Requirements: Quote each line of the material verbatim, without the pictures.

Supplied information:
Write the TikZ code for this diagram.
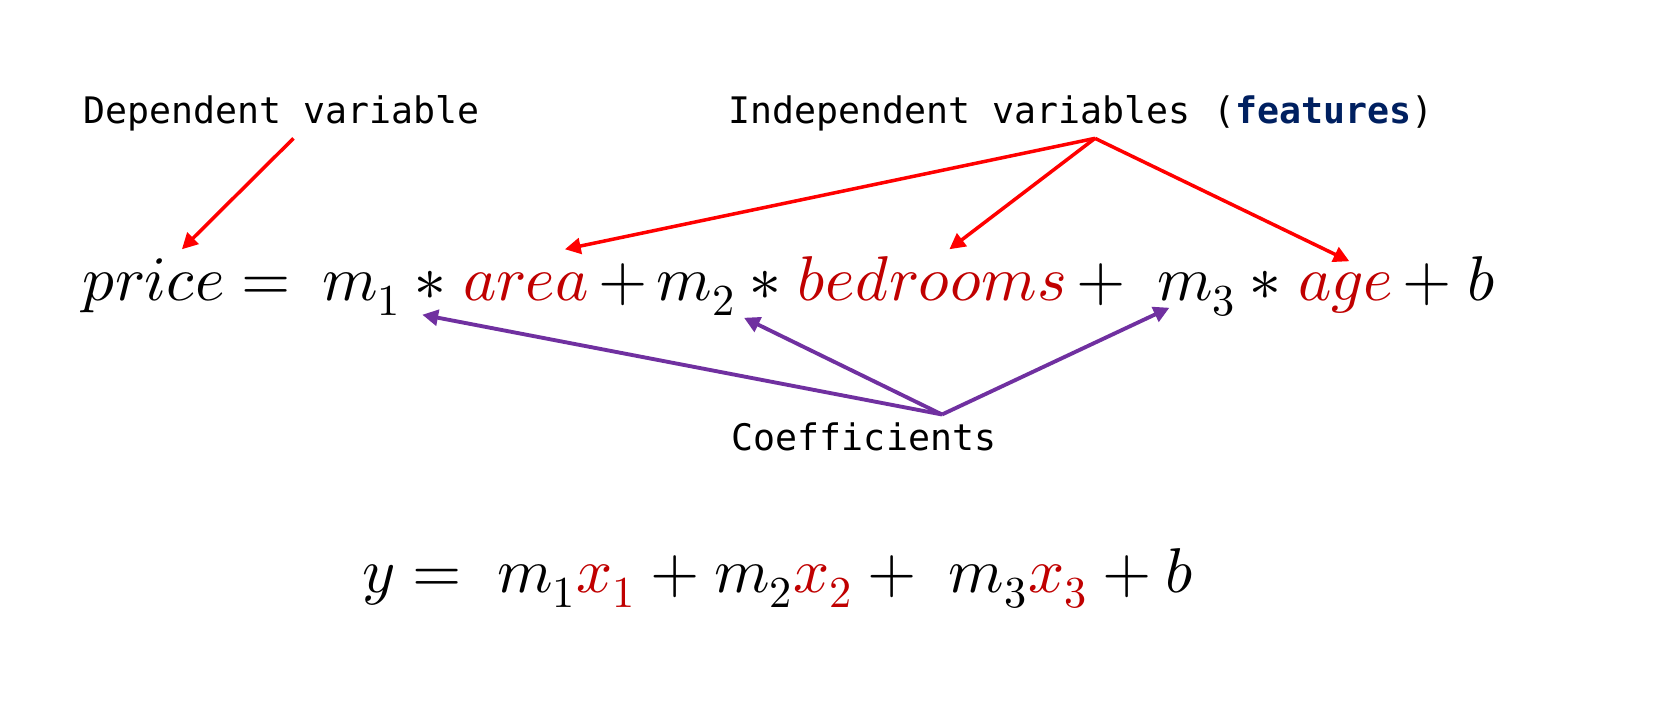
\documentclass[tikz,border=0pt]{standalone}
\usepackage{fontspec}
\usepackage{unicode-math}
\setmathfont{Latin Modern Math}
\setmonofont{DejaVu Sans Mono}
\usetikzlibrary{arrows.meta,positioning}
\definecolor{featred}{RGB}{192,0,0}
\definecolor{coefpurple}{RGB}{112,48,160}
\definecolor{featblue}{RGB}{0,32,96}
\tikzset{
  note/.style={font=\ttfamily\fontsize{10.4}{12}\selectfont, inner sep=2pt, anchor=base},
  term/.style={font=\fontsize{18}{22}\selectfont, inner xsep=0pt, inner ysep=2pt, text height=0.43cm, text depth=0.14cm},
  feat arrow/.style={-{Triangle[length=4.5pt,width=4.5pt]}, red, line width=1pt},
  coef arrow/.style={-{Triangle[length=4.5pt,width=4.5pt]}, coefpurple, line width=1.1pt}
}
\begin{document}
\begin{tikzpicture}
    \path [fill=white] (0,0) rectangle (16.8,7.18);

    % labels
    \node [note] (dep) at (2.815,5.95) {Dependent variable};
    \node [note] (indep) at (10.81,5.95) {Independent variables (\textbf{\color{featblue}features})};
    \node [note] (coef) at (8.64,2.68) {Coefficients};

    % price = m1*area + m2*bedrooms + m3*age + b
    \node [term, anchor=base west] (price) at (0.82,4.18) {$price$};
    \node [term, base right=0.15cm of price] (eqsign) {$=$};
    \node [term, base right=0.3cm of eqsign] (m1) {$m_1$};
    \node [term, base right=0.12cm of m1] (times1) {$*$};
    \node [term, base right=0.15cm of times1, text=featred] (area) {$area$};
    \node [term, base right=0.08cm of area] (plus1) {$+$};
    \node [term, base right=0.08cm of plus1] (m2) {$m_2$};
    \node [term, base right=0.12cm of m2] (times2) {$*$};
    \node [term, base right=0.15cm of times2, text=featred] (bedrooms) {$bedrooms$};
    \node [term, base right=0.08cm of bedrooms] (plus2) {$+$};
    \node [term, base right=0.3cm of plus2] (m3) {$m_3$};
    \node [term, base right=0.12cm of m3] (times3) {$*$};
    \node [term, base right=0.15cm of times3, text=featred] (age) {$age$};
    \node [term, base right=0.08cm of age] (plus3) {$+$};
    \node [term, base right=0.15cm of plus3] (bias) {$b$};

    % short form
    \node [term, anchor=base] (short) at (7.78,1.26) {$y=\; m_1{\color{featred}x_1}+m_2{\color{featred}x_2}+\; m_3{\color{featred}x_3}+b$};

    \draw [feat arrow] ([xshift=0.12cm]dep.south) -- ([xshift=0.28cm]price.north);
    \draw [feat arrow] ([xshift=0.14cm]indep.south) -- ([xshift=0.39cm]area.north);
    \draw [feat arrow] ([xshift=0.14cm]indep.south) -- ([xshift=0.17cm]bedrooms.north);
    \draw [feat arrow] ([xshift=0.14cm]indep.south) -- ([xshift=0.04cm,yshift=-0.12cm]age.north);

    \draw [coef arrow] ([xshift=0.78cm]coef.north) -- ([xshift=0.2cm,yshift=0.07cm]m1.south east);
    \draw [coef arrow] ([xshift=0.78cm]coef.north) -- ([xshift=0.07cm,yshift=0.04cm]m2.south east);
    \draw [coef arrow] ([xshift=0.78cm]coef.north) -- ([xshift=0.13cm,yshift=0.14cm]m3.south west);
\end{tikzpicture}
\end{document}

Result below:
Write the TikZ code for this diagram.
\documentclass[tikz,border=0pt]{standalone}
\usepackage{fontspec}
\usepackage{unicode-math}
\setmathfont{Latin Modern Math}
\setmonofont{DejaVu Sans Mono}
\usetikzlibrary{arrows.meta,positioning}
\definecolor{featred}{RGB}{192,0,0}
\definecolor{coefpurple}{RGB}{112,48,160}
\definecolor{featblue}{RGB}{0,32,96}
\tikzset{
  note/.style={font=\ttfamily\fontsize{10.4}{12}\selectfont, inner sep=2pt, anchor=base},
  term/.style={font=\fontsize{18}{22}\selectfont, inner xsep=0pt, inner ysep=2pt, text height=0.43cm, text depth=0.14cm},
  feat arrow/.style={-{Triangle[length=4.5pt,width=4.5pt]}, red, line width=1pt},
  coef arrow/.style={-{Triangle[length=4.5pt,width=4.5pt]}, coefpurple, line width=1.1pt}
}
\begin{document}
\begin{tikzpicture}
    \path [fill=white] (0,0) rectangle (16.8,7.18);

    % labels
    \node [note] (dep) at (2.815,5.95) {Dependent variable};
    \node [note] (indep) at (10.81,5.95) {Independent variables (\textbf{\color{featblue}features})};
    \node [note] (coef) at (8.64,2.68) {Coefficients};

    % price = m1*area + m2*bedrooms + m3*age + b
    \node [term, anchor=base west] (price) at (0.82,4.18) {$price$};
    \node [term, base right=0.15cm of price] (eqsign) {$=$};
    \node [term, base right=0.3cm of eqsign] (m1) {$m_1$};
    \node [term, base right=0.12cm of m1] (times1) {$*$};
    \node [term, base right=0.15cm of times1, text=featred] (area) {$area$};
    \node [term, base right=0.08cm of area] (plus1) {$+$};
    \node [term, base right=0.08cm of plus1] (m2) {$m_2$};
    \node [term, base right=0.12cm of m2] (times2) {$*$};
    \node [term, base right=0.15cm of times2, text=featred] (bedrooms) {$bedrooms$};
    \node [term, base right=0.08cm of bedrooms] (plus2) {$+$};
    \node [term, base right=0.3cm of plus2] (m3) {$m_3$};
    \node [term, base right=0.12cm of m3] (times3) {$*$};
    \node [term, base right=0.15cm of times3, text=featred] (age) {$age$};
    \node [term, base right=0.08cm of age] (plus3) {$+$};
    \node [term, base right=0.15cm of plus3] (bias) {$b$};

    % short form
    \node [term, anchor=base] (short) at (7.78,1.26) {$y=\; m_1{\color{featred}x_1}+m_2{\color{featred}x_2}+\; m_3{\color{featred}x_3}+b$};

    \draw [feat arrow] ([xshift=0.12cm]dep.south) -- ([xshift=0.28cm]price.north);
    \draw [feat arrow] ([xshift=0.14cm]indep.south) -- ([xshift=0.39cm]area.north);
    \draw [feat arrow] ([xshift=0.14cm]indep.south) -- ([xshift=0.17cm]bedrooms.north);
    \draw [feat arrow] ([xshift=0.14cm]indep.south) -- ([xshift=0.04cm,yshift=-0.12cm]age.north);

    \draw [coef arrow] ([xshift=0.78cm]coef.north) -- ([xshift=0.2cm,yshift=0.07cm]m1.south east);
    \draw [coef arrow] ([xshift=0.78cm]coef.north) -- ([xshift=0.07cm,yshift=0.04cm]m2.south east);
    \draw [coef arrow] ([xshift=0.78cm]coef.north) -- ([xshift=0.13cm,yshift=0.14cm]m3.south west);
\end{tikzpicture}
\end{document}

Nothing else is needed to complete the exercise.